Given enough demand, you can have all the things listed in the original post at a realistic price. It's happening elsewhere in the world and I'd hope it could come to NZ as well. Voice and TXT should be unlimited - I'll just buy data, thanks.
That's what.
France has 62m population with roughly 67 million mobile subscribers. That is well over ten times the size of the NZ market.
France has a population density of 117 people per square km, Nz has a population density of 16 people per square km.
So not only is the market itself way bigger, but the populaiton is vastly more concentrated meaning it is vastly cheaper to serve them with a mobile network (and a fixed network for that matter)
In other words, it's totally irrelevant what offers are available in France, (or Germany, or the UK, or pretty much any other country that doesn;t at leats bear passing similarity to NZ) since there are so many differences between the countries that comparisons are utterlymeaningless.
there is an old phrase used when someone makes a point totally irrelevant to the discussion that goes
"what does that have to do with the price of tea in China?"
maybe we should change that phrase to
"What does that have to do with the price of mobile services in France?"
But is the population density really all that bad in NZ?
http://www.socialreport.msd.govt.nz/people/distribution-population.html
"The New Zealand population is highly urbanised. At the 2006 Census, 86 percent of the population was living in an urban area. This includes 72 percent living in main urban areas (population of 30,000 or more), 6 percent living in secondary urban areas (10,000–29,999) and 8 percent living in minor urban areas (1,000–9,999)."

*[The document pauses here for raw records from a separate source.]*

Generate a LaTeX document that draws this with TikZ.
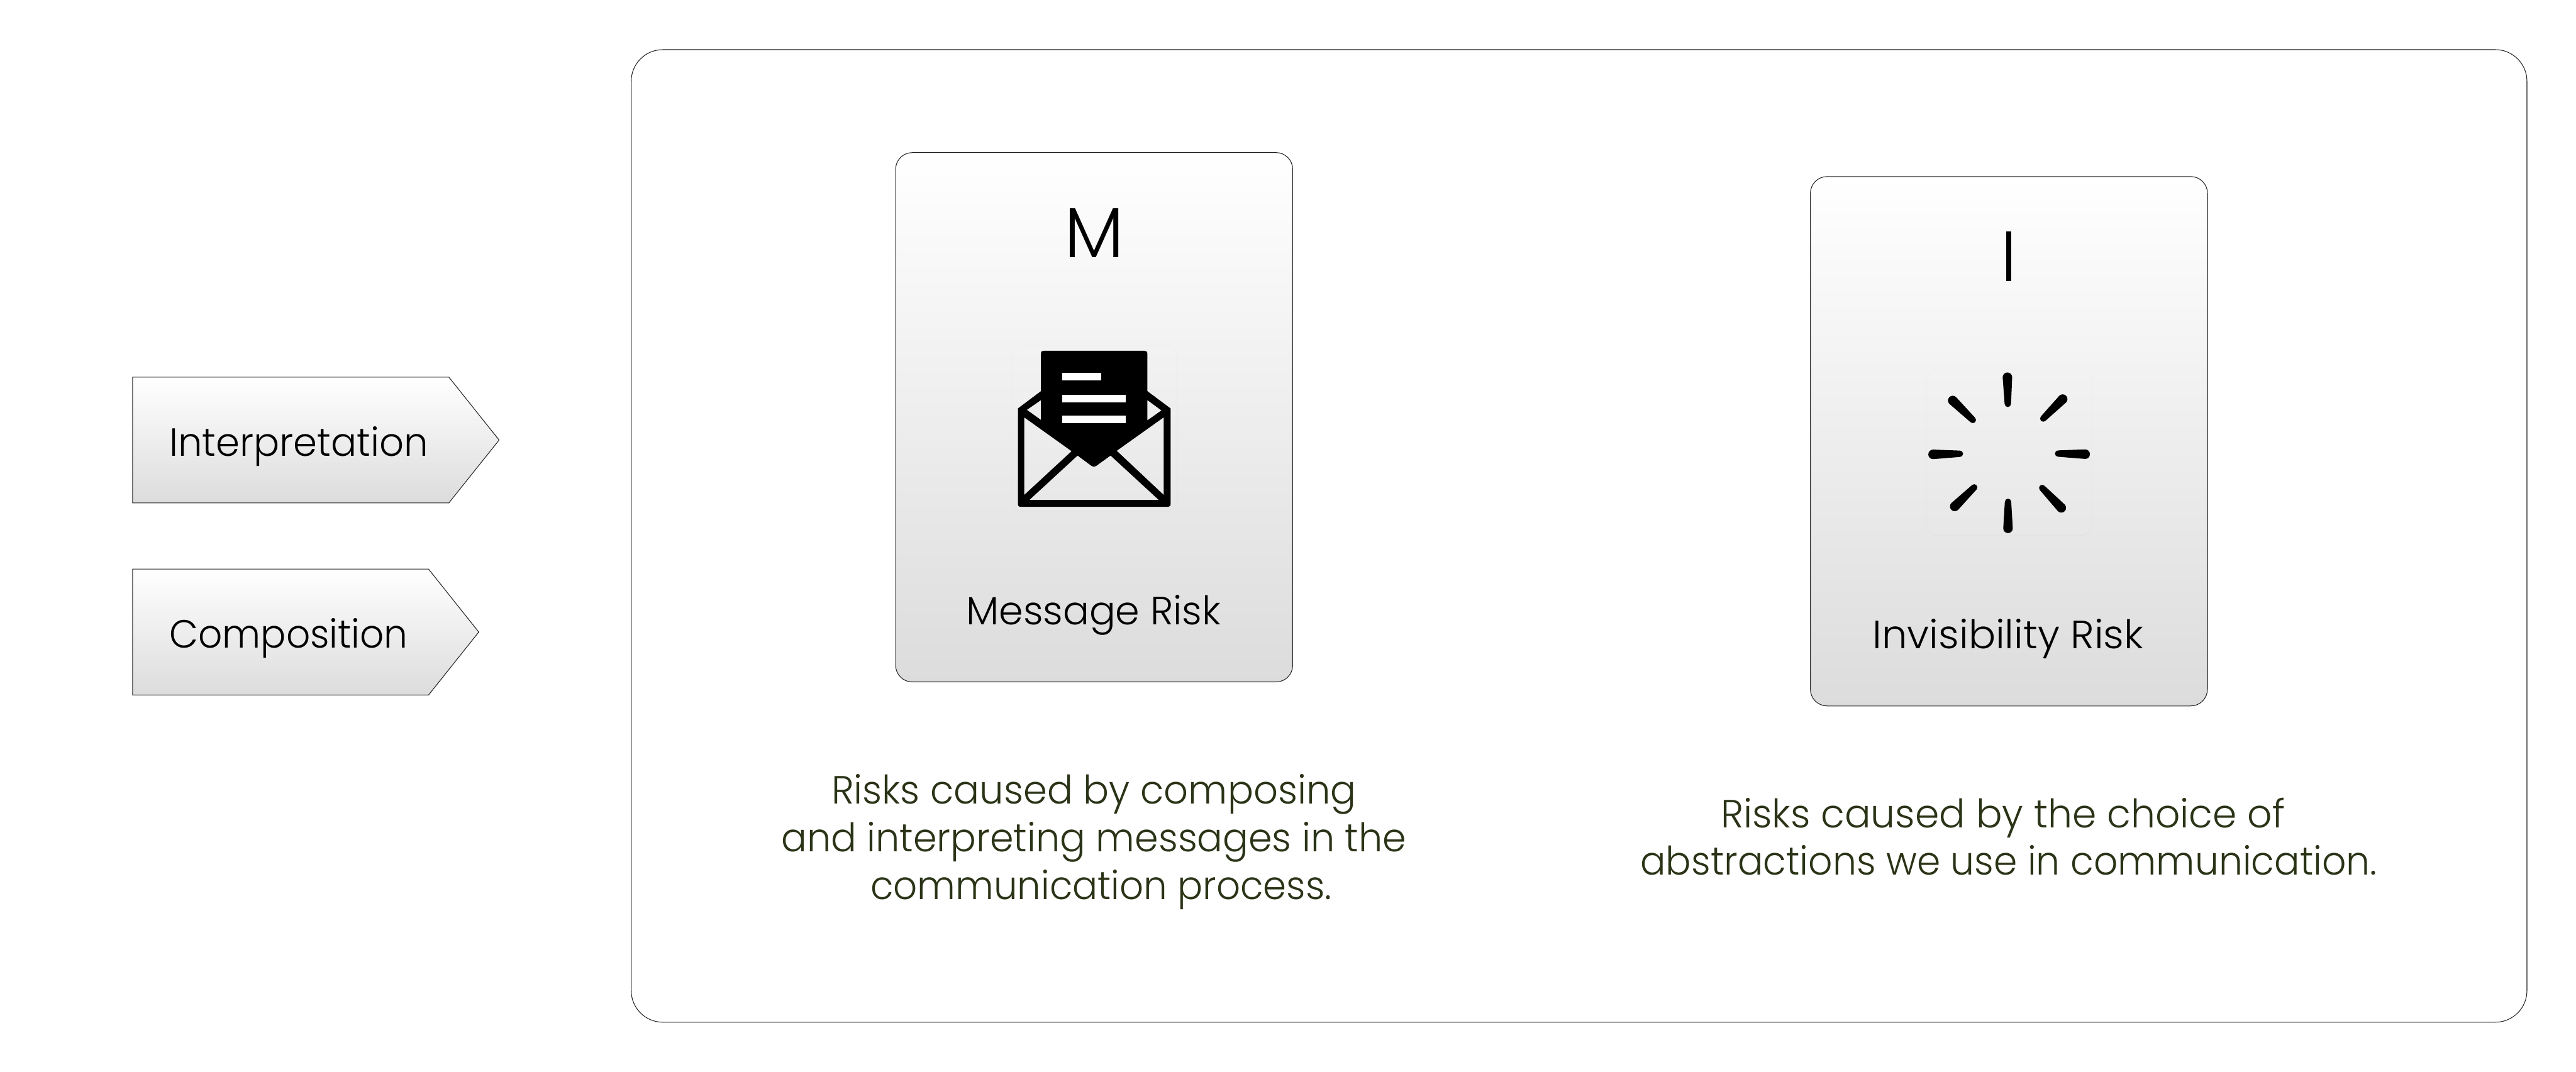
\documentclass[tikz,border=0pt]{standalone}
\usepackage{fontspec}
\usepackage{graphicx}
\setmainfont{Poppins}[UprightFont=* Light]
\usetikzlibrary{calc}
\definecolor{capcol}{HTML}{2A3316}
\definecolor{edgecol}{HTML}{202020}
\definecolor{shadebot}{HTML}{DCDCDC}
\newcommand{\fitw}[2]{\resizebox{#1}{\height}{#2}}
\newcommand{\spoke}[4]{%
  \pgfmathsetmacro\sL{veclen(#3-#1,#4-#2)}%
  \pgfmathsetmacro\sA{atan2(-(#4-#2),#3-#1)}%
  \fill[black,shift={(#1,#2)},rotate=\sA] (0,24) arc (90:270:24) -- (\sL,-16) arc (-90:90:16) -- cycle;%
}
\tikzset{
  x=.5pt,y=-.5pt,
  frame/.style={draw=edgecol,line width=.55pt,rounded corners=26.5pt,fill=white},
  card/.style={draw=edgecol,line width=.55pt,rounded corners=14pt,top color=white,bottom color=shadebot,
    minimum width=332.85pt,minimum height=443.9pt,inner sep=0pt,outer sep=0pt},
  tag/.style={draw=edgecol,line width=.55pt,top color=white,bottom color=shadebot,line join=miter},
  label/.style={inner sep=0pt,outer sep=0pt,anchor=base,text=black,font=\fontsize{33}{40}\selectfont},
  letter/.style={inner sep=0pt,outer sep=0pt,anchor=base,text=black,font=\fontsize{59.5}{60}\selectfont},
  caption/.style={inner sep=0pt,outer sep=0pt,anchor=base,text=capcol,align=center,font=\fontsize{33}{40}\selectfont},
  iconback/.style={draw=black,draw opacity=.02,line width=.5pt,rounded corners=10pt},
}
\begin{document}
\begin{tikzpicture}
\path[use as bounding box,fill=white] (0,0) rectangle (4319,1797);
% outer frame
\draw[frame] (1058.3,83.3) rectangle (4236.7,1714.3);
% tags
\draw[tag] (222.3,632.5) -- (752.6,632.5) -- (836.8,738) -- (752.6,843.4) -- (222.3,843.4) -- cycle;
\draw[tag] (222.3,954.4) -- (718.5,954.4) -- (802.7,1060) -- (718.5,1165.6) -- (222.3,1165.6) -- cycle;
\node[label] (interp) at (501,764.6) {\fitw{217pt}{Interpretation}};
\node[label] (compo) at (484,1086.8) {\fitw{200pt}{Composition}};
% cards
\node[card] (cardM) at (1834.5,699.8) {};
\node[card] (cardI) at (3368.2,740) {};
\node[letter] (letM) at (1834.7,431.9) {M};
\node[letter] (letI) at (3368.4,471.9) {I};
\node[label] (riskM) at (1833.5,1048) {\fitw{213.5pt}{Message Risk}};
\node[label] (riskI) at (3366.8,1088) {\fitw{227pt}{Invisibility Risk}};
% envelope
\begin{scope}[shift={(1680,570)},scale=1/3]
\draw[iconback] (47,30) rectangle (880,865);
\fill[black,even odd rule]
  (80,345) -- (196,258) -- (196,70) .. controls (196,60) and (200,55) .. (210,55)
  -- (718,55) .. controls (727,55) and (731,60) .. (731,70) -- (731,258) -- (848,345) -- (848,825)
  .. controls (848,835) and (843,840) .. (835,840) -- (95,840) .. controls (85,840) and (80,835) .. (80,825) -- cycle
  (125,352) -- (196,303) -- (196,403) -- cycle
  (802,355) -- (731,303) -- (731,405) -- cycle
  (112,390) -- (350,560) -- (112,780) -- cycle
  (813,390) -- (577,558) -- (813,780) -- cycle
  (138,805) -- (380,582) -- (450,634) .. controls (458,640) and (466,640) .. (474,634) -- (546,582) -- (788,805) -- cycle;
\fill[white] (303,165) rectangle (500,204);
\fill[white] (303,276) rectangle (623,315);
\fill[white] (303,381) rectangle (623,420);
\end{scope}
% spinner
\begin{scope}[shift={(3210,610)},scale=1/3]
\draw[iconback] (58,30) rectangle (892,865);
\spoke{467}{68}{469}{202}
\spoke{745}{178}{647}{276}
\spoke{858}{455}{722}{452}
\spoke{738}{725}{642}{625}
\spoke{470}{828}{470}{695}
\spoke{202}{718}{300}{622}
\spoke{93}{456}{228}{453}
\spoke{192}{185}{293}{283}
\end{scope}
% captions
\node[caption] (capM) at (1834,1508) {\fitw{440pt}{Risks caused by composing}\\\fitw{524pt}{and interpreting messages in the}\\\hspace*{12pt}\fitw{386.5pt}{communication process.}};
\node[caption] (capI) at (3368,1467.7) {\fitw{473pt}{Risks caused by the choice of}\hspace*{10pt}\\\fitw{617.5pt}{abstractions we use in communication.}};
\end{tikzpicture}
\end{document}
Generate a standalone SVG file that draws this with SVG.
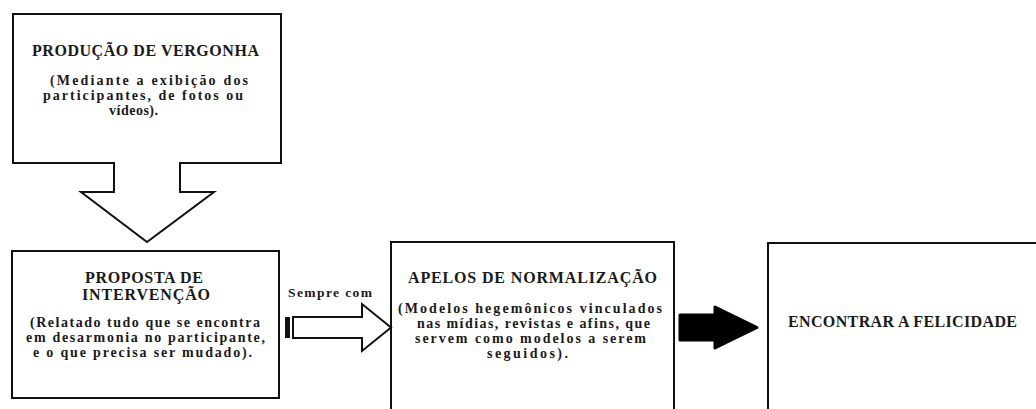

http://www.stats.govt.nz/browse_for_stats/people_and_communities/Geographic-areas/urban-rural-profile/main-urban-areas/people.aspx
"Main urban areas had a population density of 522.8 people per km2, more than twice that of satellite urban areas, and considerably above the national average of 14.2 people per km2."
mattwnz: I don't think in the USA they offer true unlimited mobile broadband anymore. I think it is often a couple of GB, and then it is crippled to dialup speed.
eXDee: If caps went up and people knew what it meant in terms of real world usage, i think we'd see a greater increase in usage across the board.